## [Written instruction]
Without the pictures, output the lines of the material from the very first through the one that holds "from matplotlib.ticker import".
◇ ◇ ◇ ◇ ◇
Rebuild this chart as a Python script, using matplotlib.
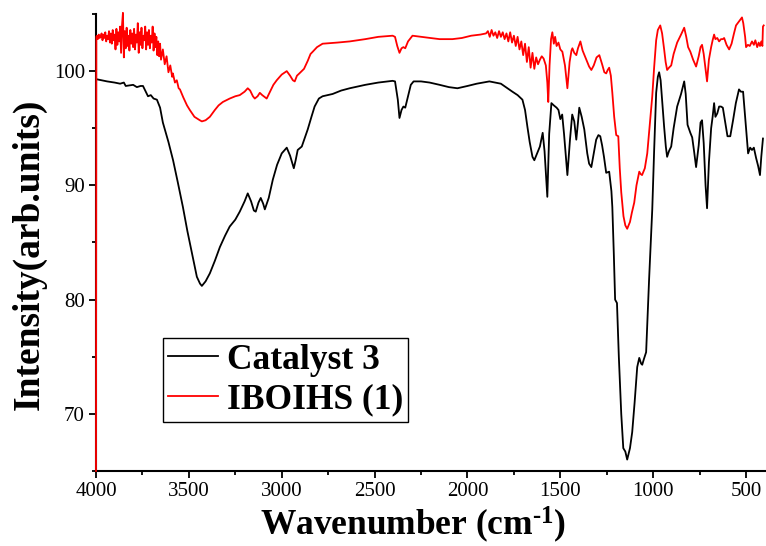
import matplotlib
matplotlib.use("Agg")
import matplotlib.pyplot as plt
from matplotlib.ticker import MultipleLocator, FixedLocator

# ---------------- data ----------------
cat_wn = [4000, 3970, 3940, 3900, 3870, 3850, 3840, 3800, 3780, 3760, 3747, 3735, 3720, 3705,
          3690, 3672, 3655, 3640, 3610, 3585, 3560, 3532, 3508, 3484, 3457, 3440, 3430, 3410,
          3387, 3360, 3333, 3305, 3280, 3250, 3226, 3200, 3183, 3165, 3150, 3140, 3125, 3113,
          3100, 3091, 3070, 3048, 3025, 3000, 2973, 2955, 2935, 2925, 2914, 2892, 2875, 2860,
          2840, 2823, 2800, 2780, 2726, 2680, 2634, 2550, 2480, 2403, 2390, 2375, 2366, 2355,
          2345, 2335, 2320, 2305, 2290, 2250, 2204, 2150, 2100, 2054, 2000, 1950, 1882, 1820,
          1758, 1730, 1704, 1690, 1677, 1665, 1650, 1640, 1625, 1610, 1595, 1585, 1570, 1560,
          1548, 1535, 1520, 1510, 1500, 1490, 1480, 1462, 1448, 1436, 1425, 1414, 1405, 1398,
          1385, 1371, 1355, 1345, 1333, 1320, 1307, 1295, 1285, 1275, 1265, 1253, 1237, 1225,
          1220, 1212, 1205, 1195, 1185, 1172, 1161, 1150, 1140, 1125, 1113, 1100, 1086, 1075,
          1065, 1059, 1050, 1038, 1022, 1010, 1005, 995, 984, 975, 968, 960, 950, 941, 932, 925,
          915, 903, 890, 871, 850, 833, 825, 815, 800, 790, 780, 769, 755, 745, 737, 728, 718,
          710, 700, 688, 680, 672, 665, 655, 645, 635, 625, 612, 600, 585, 570, 555, 538, 528,
          516, 505, 489, 478, 468, 458, 446, 435, 425, 418, 409]
cat_val = [99.3, 99.2, 99.1, 99.0, 98.9, 99.0, 98.7, 98.8, 98.6, 98.7, 98.7, 98.3, 97.8, 97.9,
           97.6, 97.5, 96.8, 95.5, 93.8, 92.2, 90.3, 88.1, 86.0, 84.1, 82.0, 81.4, 81.2, 81.6,
           82.3, 83.4, 84.6, 85.6, 86.4, 87.0, 87.7, 88.6, 89.3, 88.6, 87.8, 87.7, 88.5, 88.9,
           88.4, 87.9, 88.9, 90.5, 91.8, 92.8, 93.3, 92.6, 91.5, 92.2, 93.1, 93.4, 94.2, 94.9,
           96.0, 96.9, 97.6, 97.8, 98.0, 98.3, 98.5, 98.8, 99.0, 99.15, 99.1, 97.5, 95.9, 96.6,
           96.9, 96.8, 97.8, 98.8, 99.1, 99.1, 99.0, 98.8, 98.6, 98.5, 98.7, 98.9, 99.1, 98.9,
           98.2, 97.9, 97.5, 96.6, 95.1, 93.8, 92.5, 92.2, 92.8, 93.4, 94.6, 93.0, 89.0, 94.5,
           97.2, 97.0, 96.8, 96.6, 95.8, 96.2, 94.5, 90.9, 94.0, 96.2, 95.6, 94.0, 95.5, 96.8,
           96.0, 94.9, 92.8, 91.9, 91.6, 92.8, 94.0, 94.4, 94.3, 93.5, 92.5, 91.1, 91.2, 89.5,
           88.1, 84.0, 80.0, 79.7, 75.0, 70.0, 67.0, 66.7, 66.0, 67.0, 68.4, 71.0, 74.1, 74.9,
           74.4, 74.3, 74.8, 75.4, 81.8, 86.0, 87.9, 93.0, 98.1, 99.5, 99.9, 99.2, 97.0, 95.1,
           93.4, 92.5, 93.0, 93.4, 95.0, 96.9, 98.0, 99.1, 98.0, 95.3, 94.6, 94.2, 93.0, 91.6,
           93.5, 95.5, 95.7, 93.7, 90.0, 88.0, 92.0, 95.0, 96.0, 97.2, 96.0, 96.3, 96.9, 96.9,
           96.8, 95.5, 94.3, 94.3, 95.7, 97.2, 98.4, 98.2, 98.2, 96.0, 92.8, 93.3, 93.1, 93.3,
           92.4, 91.7, 90.9, 92.5, 94.1]

ibo_wn = [4000, 3998, 3995, 3990, 3985, 3980, 3975, 3970, 3965, 3960, 3955, 3950, 3945, 3940,
          3935, 3930, 3925, 3920, 3915, 3910, 3905, 3900, 3895, 3890, 3885, 3880, 3875, 3870,
          3865, 3860, 3855, 3850, 3845, 3840, 3835, 3830, 3825, 3820, 3815, 3810, 3805, 3800,
          3795, 3790, 3785, 3780, 3775, 3770, 3765, 3760, 3755, 3750, 3745, 3740, 3735, 3730,
          3725, 3720, 3715, 3710, 3705, 3700, 3695, 3690, 3685, 3680, 3675, 3670, 3665, 3660,
          3655, 3650, 3640, 3630, 3620, 3610, 3600, 3590, 3586, 3575, 3565, 3555, 3548, 3530,
          3510, 3495, 3470, 3441, 3430, 3410, 3387, 3360, 3340, 3317, 3280, 3250, 3226, 3200,
          3183, 3170, 3155, 3145, 3130, 3118, 3105, 3081, 3060, 3045, 3027, 3000, 2973, 2955,
          2940, 2930, 2918, 2905, 2880, 2860, 2845, 2833, 2810, 2780, 2700, 2634, 2550, 2480,
          2403, 2390, 2378, 2366, 2355, 2345, 2335, 2320, 2296, 2250, 2200, 2150, 2081, 2030,
          1980, 1930, 1900, 1890, 1880, 1870, 1860, 1850, 1840, 1830, 1820, 1810, 1800, 1790,
          1780, 1770, 1760, 1750, 1740, 1730, 1720, 1710, 1700, 1690, 1680, 1670, 1660, 1650,
          1640, 1630, 1620, 1610, 1600, 1590, 1578, 1570, 1565, 1558, 1550, 1543, 1535, 1528,
          1520, 1510, 1500, 1489, 1475, 1462, 1450, 1440, 1435, 1425, 1414, 1405, 1392, 1380,
          1370, 1360, 1345, 1333, 1320, 1305, 1290, 1275, 1263, 1253, 1245, 1237, 1228, 1220,
          1210, 1199, 1188, 1180, 1172, 1160, 1150, 1140, 1125, 1115, 1102, 1090, 1075, 1068,
          1060, 1045, 1032, 1020, 1005, 995, 984, 975, 962, 952, 941, 933, 925, 915, 903, 890,
          871, 850, 833, 822, 812, 800, 785, 769, 755, 745, 737, 728, 718, 710, 700, 688, 680,
          672, 665, 655, 645, 635, 625, 618, 605, 591, 578, 565, 554, 540, 530, 522, 515, 505,
          500, 490, 480, 468, 458, 450, 440, 432, 425, 418, 412, 409, 405]
ibo_val = [65.0, 103.0, 103.1, 102.8, 103.2, 102.9, 103.0, 103.3, 102.7, 103.2, 102.9, 103.4,
           102.6, 103.1, 102.8, 103.5, 102.5, 103.3, 102.4, 103.6, 102.7, 103.2, 101.9, 103.7,
           102.3, 103.4, 102.6, 103.9, 101.6, 104.0, 105.1, 101.2, 103.5, 102.0, 103.8, 102.2,
           103.1, 101.8, 103.6, 102.4, 103.3, 102.1, 103.7, 101.9, 103.2, 102.5, 104.2, 101.6,
           103.4, 102.3, 103.8, 102.0, 103.1, 102.7, 103.9, 101.9, 103.4, 102.3, 103.6, 102.0,
           103.1, 102.5, 103.9, 101.8, 103.3, 102.1, 103.0, 101.4, 102.6, 101.3, 102.4, 101.0,
           101.9, 100.6, 101.3, 99.9, 100.5, 99.5, 99.8, 99.0, 99.2, 98.5, 98.4, 97.7, 97.0,
           96.6, 96.0, 95.7, 95.6, 95.7, 96.0, 96.6, 97.0, 97.3, 97.6, 97.8, 97.9, 98.2, 98.5,
           98.3, 97.8, 97.6, 97.8, 98.1, 97.9, 97.6, 98.3, 98.8, 99.2, 99.7, 100.0, 99.6, 99.2,
           99.1, 99.6, 99.8, 100.2, 100.9, 101.5, 101.7, 102.1, 102.4, 102.5, 102.6, 102.8,
           103.0, 103.1, 103.0, 102.2, 101.6, 102.0, 102.1, 102.0, 102.6, 103.1, 103.0, 102.9,
           102.8, 102.8, 102.9, 103.1, 103.2, 103.3, 103.5, 103.0, 103.6, 103.1, 103.4, 102.9,
           103.5, 103.0, 103.4, 102.8, 103.3, 102.6, 103.4, 102.5, 103.1, 102.2, 103.0, 101.9,
           102.6, 101.4, 102.4, 100.8, 102.1, 100.3, 101.6, 100.2, 101.2, 100.6, 101.0, 101.3,
           101.1, 100.5, 99.0, 97.3, 100.5, 102.8, 103.4, 102.4, 103.0, 102.2, 102.5, 101.9,
           101.7, 100.5, 98.5, 100.8, 101.8, 102.0, 101.6, 101.4, 102.0, 102.6, 101.8, 101.4,
           101.0, 100.4, 100.1, 100.5, 101.2, 101.4, 100.6, 99.9, 99.8, 100.1, 100.3, 99.6,
           98.1, 96.0, 94.4, 94.3, 91.5, 89.4, 87.3, 86.5, 86.2, 86.8, 87.6, 88.5, 90.0, 91.2,
           91.0, 90.9, 91.5, 92.8, 95.0, 97.8, 100.3, 102.7, 103.6, 104.0, 103.3, 101.9, 100.8,
           100.1, 100.3, 100.5, 101.5, 102.5, 103.2, 103.8, 103.0, 102.1, 101.7, 101.0, 100.4,
           101.3, 102.1, 102.3, 101.5, 100.2, 99.1, 101.0, 102.1, 102.7, 103.2, 102.8, 102.9,
           102.6, 102.8, 102.8, 102.9, 102.3, 101.9, 102.4, 103.3, 104.0, 104.3, 104.5, 104.7,
           104.2, 103.0, 102.1, 102.3, 102.2, 102.6, 102.3, 102.7, 102.1, 102.5, 102.2, 102.6,
           102.2, 103.9, 104.0]

series_labels = ["Catalyst 3", "IBOIHS (1)"]
x_ticks = [4000, 3500, 3000, 2500, 2000, 1500, 1000, 500]
y_ticks = [70, 80, 90, 100]

# ---------------- style ----------------
plt.rcParams['font.family'] = ['Liberation Serif', 'DejaVu Serif']
plt.rcParams['mathtext.fontset'] = 'custom'
plt.rcParams['mathtext.rm'] = 'Liberation Serif:bold'
plt.rcParams['mathtext.default'] = 'rm'

fig = plt.figure(figsize=(7.66, 5.46), dpi=100)
ax = fig.add_axes([96/766, 1-471/546, (765-96)/766, (471-14)/546])

ax.plot(cat_wn, cat_val, color='black', lw=1.3, label=series_labels[0], zorder=3)
ax.plot(ibo_wn, ibo_val, color='#ff0000', lw=1.3, label=series_labels[1], zorder=3,
        clip_on=False)

ax.set_xlim(4000, 398)
ax.set_ylim(65, 105)
ax.xaxis.set_major_locator(FixedLocator(x_ticks))
ax.xaxis.set_minor_locator(MultipleLocator(250))
ax.yaxis.set_major_locator(FixedLocator(y_ticks))
ax.yaxis.set_minor_locator(MultipleLocator(5))

for s in ['top', 'right']:
    ax.spines[s].set_visible(False)
for s in ['left', 'bottom']:
    ax.spines[s].set_linewidth(1.5)

ax.tick_params(axis='both', which='major', direction='out', length=5, width=1.3,
               labelsize=15, pad=3)
ax.tick_params(axis='both', which='minor', direction='out', length=3, width=1.3)

ax.set_xlabel("Wavenumber (cm$^{\u2010 1}$)", fontsize=25.5, fontweight='bold')
ax.set_ylabel("Intensity(arb.units)", fontsize=27, fontweight='bold')
ax.xaxis.set_label_coords(0.4746, -0.073)
ax.yaxis.set_label_coords(-0.074, 0.475)

leg = ax.legend(loc='lower left', bbox_to_anchor=(0.1, 0.107), prop={'weight': 'bold', 'size': 25.5},
                frameon=True, fancybox=False, edgecolor='black', framealpha=1,
                handlelength=1.4, handletextpad=0.25, borderpad=0.15, labelspacing=0.2,
                borderaxespad=0)
leg.get_frame().set_linewidth(1.0)

fig.savefig("out.png", dpi=100)
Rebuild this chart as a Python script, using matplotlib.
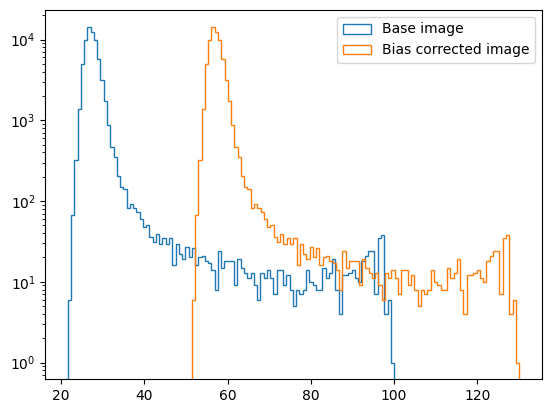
import numpy as np
import matplotlib
matplotlib.use("Agg")
import matplotlib.pyplot as plt

# Histogram counts per bin (100 bins)
base_counts = [
    6, 68, 323, 1390, 5050, 9800, 14400, 12450, 9800, 5700,
    3150, 1745, 875, 462, 348, 203, 148, 142, 82, 92,
    83, 73, 60, 48, 51, 36, 31, 39, 29, 35,
    29, 35, 16, 29, 22, 19, 27, 20, 26, 16,
    20, 21, 18, 17, 14, 8, 24, 15, 18, 18,
    18, 9, 19, 15, 13, 11, 13, 9, 6, 13,
    11, 14, 11, 7, 14, 14, 9, 12, 8, 5,
    8, 7, 8, 14, 10, 9, 8, 8, 15, 11,
    13, 19, 8, 4, 12, 12, 13, 14, 11, 10,
    18, 21, 24, 24, 7, 35, 38, 4, 6, 1,
]
corrected_counts = [
    6, 68, 323, 1390, 5050, 9800, 14400, 12450, 9800, 5700,
    3150, 1745, 875, 462, 348, 203, 148, 142, 82, 92,
    83, 73, 60, 48, 51, 36, 31, 39, 29, 35,
    29, 35, 16, 29, 22, 19, 27, 20, 26, 16,
    20, 21, 18, 17, 14, 8, 24, 15, 18, 18,
    18, 9, 19, 15, 13, 11, 13, 9, 6, 13,
    11, 14, 11, 7, 14, 14, 9, 12, 8, 5,
    8, 7, 8, 14, 10, 9, 8, 8, 15, 11,
    13, 19, 8, 4, 12, 12, 13, 14, 11, 10,
    18, 21, 24, 24, 7, 35, 38, 4, 6, 1,
]
base_range = (21.62, 100.02)
corrected_range = (51.42, 130.08)
n_bins = 100
labels = ["Base image", "Bias corrected image"]

fig = plt.figure(figsize=(5.51, 4.13), dpi=100)
ax = fig.add_axes([45.3 / 551, (413 - 379.3) / 413, 496.4 / 551, 369.3 / 413])

for counts, rng, lab in [(base_counts, base_range, labels[0]),
                         (corrected_counts, corrected_range, labels[1])]:
    edges = np.linspace(rng[0], rng[1], n_bins + 1)
    centers = 0.5 * (edges[:-1] + edges[1:])
    ax.hist(centers, bins=edges, weights=counts, histtype="step",
            log=True, label=lab)

ax.legend()
fig.savefig("out.png", dpi=100)
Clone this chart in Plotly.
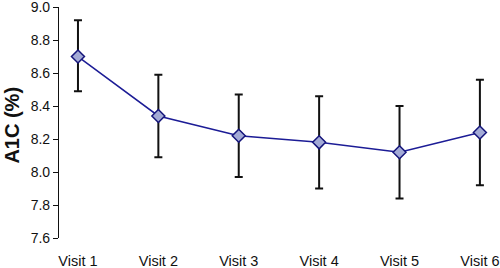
import plotly.graph_objects as go

visits = ["Visit 1", "Visit 2", "Visit 3", "Visit 4", "Visit 5", "Visit 6"]
a1c = [8.70, 8.34, 8.22, 8.18, 8.12, 8.24]
err_plus = [0.22, 0.25, 0.25, 0.28, 0.28, 0.32]
err_minus = [0.21, 0.25, 0.25, 0.28, 0.28, 0.32]
y_ticks = [7.6, 7.8, 8.0, 8.2, 8.4, 8.6, 8.8, 9.0]

fig = go.Figure()
fig.add_trace(go.Scatter(
    x=visits, y=a1c, mode="lines+markers",
    line=dict(color="#1c1c96", width=1.5),
    marker=dict(symbol="diamond", size=10, color="#a3aad6",
                line=dict(color="#14147a", width=1.5)),
    error_y=dict(type="data", symmetric=False, array=err_plus, arrayminus=err_minus,
                 color="#111111", thickness=2, width=4),
))
fig.update_layout(
    width=500, height=268,
    margin=dict(l=59, r=0, t=7, b=30, autoexpand=False),
    paper_bgcolor="white", plot_bgcolor="white",
    showlegend=False,
    font=dict(family="Liberation Sans, Arial, sans-serif", size=14, color="#111111"),
    xaxis=dict(type="category", range=[-0.236, 5.25], showline=False, showgrid=False,
               zeroline=False, ticks="outside", ticklen=10, tickcolor="rgba(0,0,0,0)",
               automargin=False, tickfont=dict(size=14.5), ticklabeloverflow="allow"),
    yaxis=dict(range=[7.6, 9.0005], tickvals=y_ticks, ticktext=[f"{v:.1f}" for v in y_ticks],
               showline=True, linecolor="#111111", linewidth=1.2,
               ticks="outside", ticklen=5, tickcolor="#111111", showgrid=False,
               zeroline=False, tickfont=dict(size=14), automargin=False,
               ticklabeloverflow="allow"),
    annotations=[dict(text="<b>A1C (%)</b>", xref="paper", yref="paper",
                      x=-0.107, y=0.49, xanchor="center", yanchor="middle",
                      textangle=-90, showarrow=False, font=dict(size=20))],
)
fig.write_html("out.html", config={"displayModeBar": False},
               post_script="document.body.style.margin='0';document.body.style.overflow='hidden';")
◇ ◇ ◇ ◇ ◇
## [Task output]
Rebuild this chart as a Python script, using matplotlib.
import matplotlib
matplotlib.use("Agg")
import matplotlib.pyplot as plt
from matplotlib.ticker import MultipleLocator, FixedLocator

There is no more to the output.